Non solo: l’investimento in tecnologie green renderà più pulita anche la stessa attività, come ad esempio quella della “raffinazione verde”, negli impianti italiani di Gela e di Venezia. A Gela inoltre è già attivo l’impianto alimentato a FORSU (il materiale raccolto dalla raccolta differenziata), in grado di produrre biocarburante da rifiuti organici e di generare acqua da utilizzare per l’agricoltura, nell’ambito della valorizzazione dell’economia circolare, che tra l’altro allungherà la vita dei siti industriali.

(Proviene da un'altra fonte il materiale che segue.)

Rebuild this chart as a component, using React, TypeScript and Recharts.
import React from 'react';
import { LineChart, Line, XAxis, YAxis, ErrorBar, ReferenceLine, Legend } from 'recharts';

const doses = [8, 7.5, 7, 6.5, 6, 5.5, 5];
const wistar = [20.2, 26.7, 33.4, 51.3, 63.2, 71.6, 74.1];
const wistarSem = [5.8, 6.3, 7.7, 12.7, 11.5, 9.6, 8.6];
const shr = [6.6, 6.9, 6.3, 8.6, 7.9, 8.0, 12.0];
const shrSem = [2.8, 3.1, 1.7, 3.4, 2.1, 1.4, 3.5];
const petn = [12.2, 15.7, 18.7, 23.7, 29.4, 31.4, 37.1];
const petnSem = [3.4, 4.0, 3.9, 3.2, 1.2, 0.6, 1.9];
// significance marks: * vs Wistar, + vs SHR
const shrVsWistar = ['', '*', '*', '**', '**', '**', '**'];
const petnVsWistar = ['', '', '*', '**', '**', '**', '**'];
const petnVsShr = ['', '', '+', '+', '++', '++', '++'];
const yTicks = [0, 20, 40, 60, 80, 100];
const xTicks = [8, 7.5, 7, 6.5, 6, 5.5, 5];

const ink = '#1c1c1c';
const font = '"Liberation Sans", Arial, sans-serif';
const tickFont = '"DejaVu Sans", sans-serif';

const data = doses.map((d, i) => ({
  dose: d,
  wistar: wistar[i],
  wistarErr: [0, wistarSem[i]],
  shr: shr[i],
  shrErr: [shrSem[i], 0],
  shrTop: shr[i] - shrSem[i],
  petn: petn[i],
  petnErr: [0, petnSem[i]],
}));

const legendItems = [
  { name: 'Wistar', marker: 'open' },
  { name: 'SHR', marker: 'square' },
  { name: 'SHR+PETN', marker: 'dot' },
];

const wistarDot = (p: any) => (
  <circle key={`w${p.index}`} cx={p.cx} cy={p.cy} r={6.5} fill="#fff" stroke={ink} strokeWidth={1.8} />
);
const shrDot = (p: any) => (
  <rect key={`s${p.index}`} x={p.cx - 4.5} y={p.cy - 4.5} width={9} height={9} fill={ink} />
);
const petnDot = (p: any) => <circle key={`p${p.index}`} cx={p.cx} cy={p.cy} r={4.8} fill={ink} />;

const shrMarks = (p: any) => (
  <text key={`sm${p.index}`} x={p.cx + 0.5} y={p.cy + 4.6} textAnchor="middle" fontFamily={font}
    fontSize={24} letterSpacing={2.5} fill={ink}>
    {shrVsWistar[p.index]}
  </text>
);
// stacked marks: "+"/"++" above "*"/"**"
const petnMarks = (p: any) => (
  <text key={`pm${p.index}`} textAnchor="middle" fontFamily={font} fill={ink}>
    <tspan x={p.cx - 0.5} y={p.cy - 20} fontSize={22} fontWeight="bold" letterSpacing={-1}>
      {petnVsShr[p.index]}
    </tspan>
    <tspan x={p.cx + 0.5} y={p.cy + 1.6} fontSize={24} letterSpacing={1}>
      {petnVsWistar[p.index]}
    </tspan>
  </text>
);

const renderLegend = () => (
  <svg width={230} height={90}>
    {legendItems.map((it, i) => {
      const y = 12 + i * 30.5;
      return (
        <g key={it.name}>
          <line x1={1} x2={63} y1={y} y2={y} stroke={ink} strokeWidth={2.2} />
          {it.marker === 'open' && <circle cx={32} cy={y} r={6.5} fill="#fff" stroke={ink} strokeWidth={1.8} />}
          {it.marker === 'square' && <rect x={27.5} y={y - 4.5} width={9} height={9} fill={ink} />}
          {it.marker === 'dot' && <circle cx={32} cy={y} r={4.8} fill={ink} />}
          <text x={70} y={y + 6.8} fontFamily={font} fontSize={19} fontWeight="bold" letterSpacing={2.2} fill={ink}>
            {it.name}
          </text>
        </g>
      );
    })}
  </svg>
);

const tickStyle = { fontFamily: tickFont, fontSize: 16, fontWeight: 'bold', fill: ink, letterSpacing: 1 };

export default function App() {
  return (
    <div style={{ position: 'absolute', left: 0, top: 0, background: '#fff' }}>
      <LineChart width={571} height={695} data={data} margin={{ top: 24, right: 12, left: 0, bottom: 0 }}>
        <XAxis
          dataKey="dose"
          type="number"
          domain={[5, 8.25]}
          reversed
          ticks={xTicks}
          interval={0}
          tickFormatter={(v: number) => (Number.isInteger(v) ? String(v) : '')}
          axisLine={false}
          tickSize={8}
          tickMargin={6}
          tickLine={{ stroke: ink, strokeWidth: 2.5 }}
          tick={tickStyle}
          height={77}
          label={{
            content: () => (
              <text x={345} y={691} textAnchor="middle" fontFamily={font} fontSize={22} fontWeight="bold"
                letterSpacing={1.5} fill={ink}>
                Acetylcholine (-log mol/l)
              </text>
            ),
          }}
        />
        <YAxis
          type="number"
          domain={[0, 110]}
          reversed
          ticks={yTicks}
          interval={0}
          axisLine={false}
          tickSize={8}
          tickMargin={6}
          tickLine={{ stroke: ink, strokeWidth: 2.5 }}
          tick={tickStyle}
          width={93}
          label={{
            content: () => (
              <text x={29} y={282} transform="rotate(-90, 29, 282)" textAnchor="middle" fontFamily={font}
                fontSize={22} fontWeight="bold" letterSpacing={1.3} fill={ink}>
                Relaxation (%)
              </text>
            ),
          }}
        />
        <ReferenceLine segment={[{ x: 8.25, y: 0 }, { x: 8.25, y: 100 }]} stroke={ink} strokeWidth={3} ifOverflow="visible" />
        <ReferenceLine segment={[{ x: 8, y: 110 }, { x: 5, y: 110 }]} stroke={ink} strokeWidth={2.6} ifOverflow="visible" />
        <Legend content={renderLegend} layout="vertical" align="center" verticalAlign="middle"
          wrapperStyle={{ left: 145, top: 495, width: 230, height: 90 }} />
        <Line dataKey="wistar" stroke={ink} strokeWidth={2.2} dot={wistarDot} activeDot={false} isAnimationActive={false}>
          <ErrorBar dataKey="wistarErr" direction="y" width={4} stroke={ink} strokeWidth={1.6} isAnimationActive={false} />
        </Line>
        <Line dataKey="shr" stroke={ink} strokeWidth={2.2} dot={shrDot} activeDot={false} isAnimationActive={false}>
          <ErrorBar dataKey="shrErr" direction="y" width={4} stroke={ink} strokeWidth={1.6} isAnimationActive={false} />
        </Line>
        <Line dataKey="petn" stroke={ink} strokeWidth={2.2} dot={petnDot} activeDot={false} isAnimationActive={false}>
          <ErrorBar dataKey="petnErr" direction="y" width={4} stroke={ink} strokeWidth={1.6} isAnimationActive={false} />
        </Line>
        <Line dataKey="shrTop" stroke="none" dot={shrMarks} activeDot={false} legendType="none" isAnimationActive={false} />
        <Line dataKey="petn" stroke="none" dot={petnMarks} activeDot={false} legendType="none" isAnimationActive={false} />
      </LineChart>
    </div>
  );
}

Eni ha anche già implementato una nuova tecnologia per produrre energia termica (e dunque alimentare i processi) da energia solare, oltre che una nuova generazione di pannelli fotovoltaici, più sottili e leggeri.

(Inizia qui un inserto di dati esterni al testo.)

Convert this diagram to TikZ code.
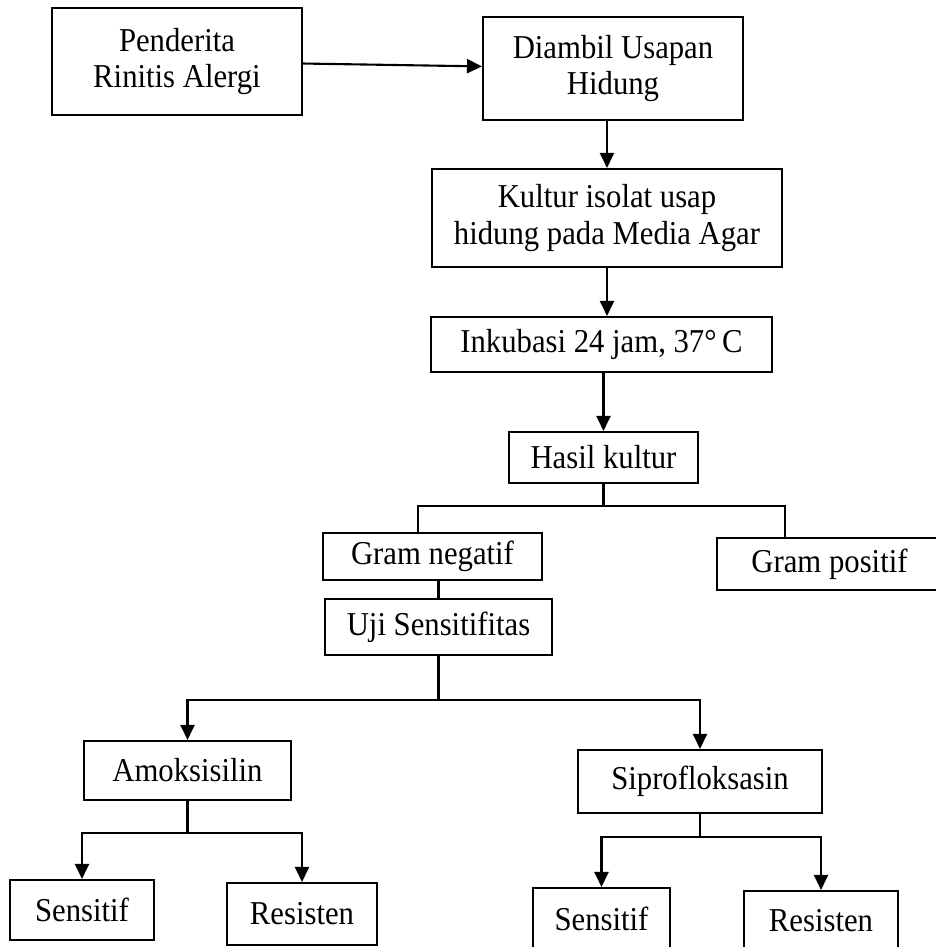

“L’energia pulita si ritaglierà uno spazio sempre più importante – ha spiegato Descalzi -: le rinnovabili oggi generano già il 10-12% di ritorno sugli investimenti, ancora molto meno rispetto alla percentuale garantita dall’upstream, ma l’upstream è anche legato a rischi minerari e a rischi geopolitici, senza contare che un business green qualifica la compagnia, la rende più credibile e più flessibile. Bisogna far capire ai nostri investitori che si può rinunciare a qualche punto di profitto se questo significa creare valore. Eni deve trasformarsi perché dovrà esistere anche tra 10, 20, 30 e più anni. Da un lato siamo giudicati ogni trimestre, dall’antro il nostro compito è di avere una visione decennale”.
STRATEGIA FINANZIARIA
Eni punta a una sempre più rigorosa solidità finanziaria. Per questo, a fronte di un piano di investimenti massiccio, da 33 miliardi di Capex totali, che porterà la produzione a crescere non più del 3% ma del 3,5% annuo, ha anche abbassato il prezzo di breakeven a 25 dollari al barile per il Brent, mettendo in conto uno scenario molto diverso da quello attuale e orientato al low carbon. Nonostante la politica generosa sui dividendi, Eni prevede un miglioramento della neutralità di cassa (cash neutrality) post dividendo, che passerà da 55 dollari al barile nel 2019 a 50 dollari a fine piano, nel 2022.
Questo permetterà di sostenere, in uno scenario ragionevole, la remunerazione degli azionisti. Anche attraverso un robusto buyback, da 400 milioni l’anno (o 800 con il Brent sopra i 65 dollari al barile) fino al 2022: “Nessuno ha preso un impegno così lungo”, ha tenuto a ribadire Descalzi, che nel frattempo ha anche incassato un tiepido plauso da parte dei mercati, con il titolo Eni che nel primo pomeriggio guadagna mezzo punto percentuale scarso, a 15,6 euro per azione, con un andamento inferiore a quello del listino del Ftse Mib.